▶ **Directions for this task**: Pictures excluded, return the lines below from the first through the line holding "import seaborn as sns".

▶ **Dataset extract**:

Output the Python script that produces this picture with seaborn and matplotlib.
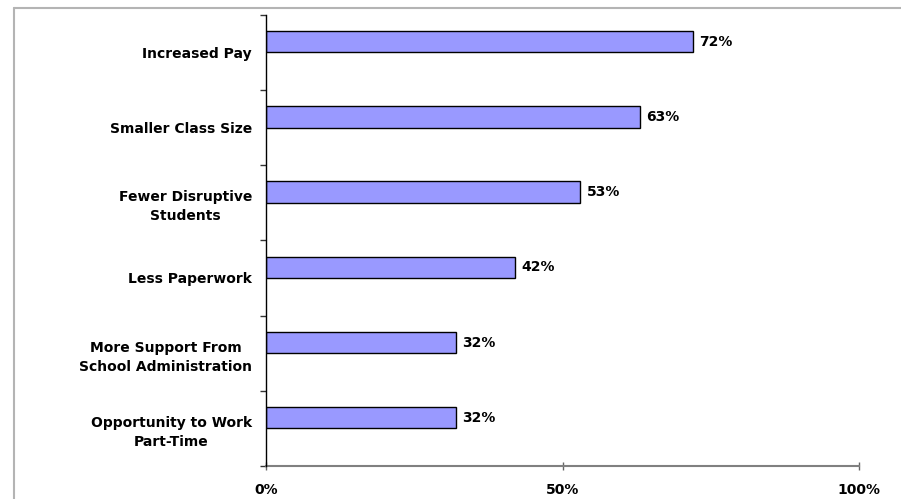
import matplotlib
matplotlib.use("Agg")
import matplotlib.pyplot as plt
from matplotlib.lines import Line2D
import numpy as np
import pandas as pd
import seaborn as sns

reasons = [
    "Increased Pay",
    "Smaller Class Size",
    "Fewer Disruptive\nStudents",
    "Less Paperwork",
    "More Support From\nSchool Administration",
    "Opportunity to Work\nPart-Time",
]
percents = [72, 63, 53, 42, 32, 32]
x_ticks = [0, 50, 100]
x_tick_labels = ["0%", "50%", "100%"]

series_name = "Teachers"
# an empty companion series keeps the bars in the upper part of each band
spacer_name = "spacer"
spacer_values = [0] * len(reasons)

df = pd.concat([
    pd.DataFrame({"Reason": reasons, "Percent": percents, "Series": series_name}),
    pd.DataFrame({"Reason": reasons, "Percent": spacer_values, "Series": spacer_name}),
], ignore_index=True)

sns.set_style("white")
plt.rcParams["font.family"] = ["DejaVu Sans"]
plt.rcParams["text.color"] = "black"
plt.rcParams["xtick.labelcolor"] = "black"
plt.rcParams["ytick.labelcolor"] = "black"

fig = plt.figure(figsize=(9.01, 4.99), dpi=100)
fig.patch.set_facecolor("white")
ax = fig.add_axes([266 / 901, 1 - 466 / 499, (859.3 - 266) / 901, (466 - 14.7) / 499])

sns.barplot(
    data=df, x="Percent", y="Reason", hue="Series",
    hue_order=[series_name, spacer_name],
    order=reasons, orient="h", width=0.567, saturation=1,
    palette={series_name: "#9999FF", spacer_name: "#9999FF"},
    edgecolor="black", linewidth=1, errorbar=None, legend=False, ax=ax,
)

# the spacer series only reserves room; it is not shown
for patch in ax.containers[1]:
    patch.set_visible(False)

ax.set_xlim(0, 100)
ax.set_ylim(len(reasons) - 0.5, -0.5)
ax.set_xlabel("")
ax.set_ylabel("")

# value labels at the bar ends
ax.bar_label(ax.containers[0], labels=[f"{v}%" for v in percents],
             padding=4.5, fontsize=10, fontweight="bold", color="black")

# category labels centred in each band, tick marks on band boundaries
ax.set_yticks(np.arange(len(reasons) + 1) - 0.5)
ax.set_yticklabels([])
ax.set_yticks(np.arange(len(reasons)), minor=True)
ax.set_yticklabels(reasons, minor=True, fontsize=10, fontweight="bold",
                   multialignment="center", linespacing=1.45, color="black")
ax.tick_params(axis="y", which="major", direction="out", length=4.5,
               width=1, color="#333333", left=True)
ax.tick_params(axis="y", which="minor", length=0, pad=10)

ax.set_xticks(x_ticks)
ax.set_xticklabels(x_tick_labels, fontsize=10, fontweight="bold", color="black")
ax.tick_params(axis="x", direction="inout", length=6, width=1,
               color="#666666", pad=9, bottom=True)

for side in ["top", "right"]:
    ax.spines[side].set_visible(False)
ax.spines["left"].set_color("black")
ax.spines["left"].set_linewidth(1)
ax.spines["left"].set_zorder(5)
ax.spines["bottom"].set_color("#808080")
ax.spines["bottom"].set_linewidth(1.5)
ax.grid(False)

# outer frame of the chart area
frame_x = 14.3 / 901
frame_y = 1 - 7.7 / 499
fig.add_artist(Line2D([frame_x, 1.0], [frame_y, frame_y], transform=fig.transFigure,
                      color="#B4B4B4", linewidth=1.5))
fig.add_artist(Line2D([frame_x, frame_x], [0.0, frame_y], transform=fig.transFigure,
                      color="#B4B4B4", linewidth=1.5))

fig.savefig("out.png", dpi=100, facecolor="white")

▶ **Exercise output**:
Output the Python script that produces this picture with seaborn and matplotlib.
import matplotlib
matplotlib.use("Agg")
import matplotlib.pyplot as plt
from matplotlib.lines import Line2D
import numpy as np
import pandas as pd
import seaborn as sns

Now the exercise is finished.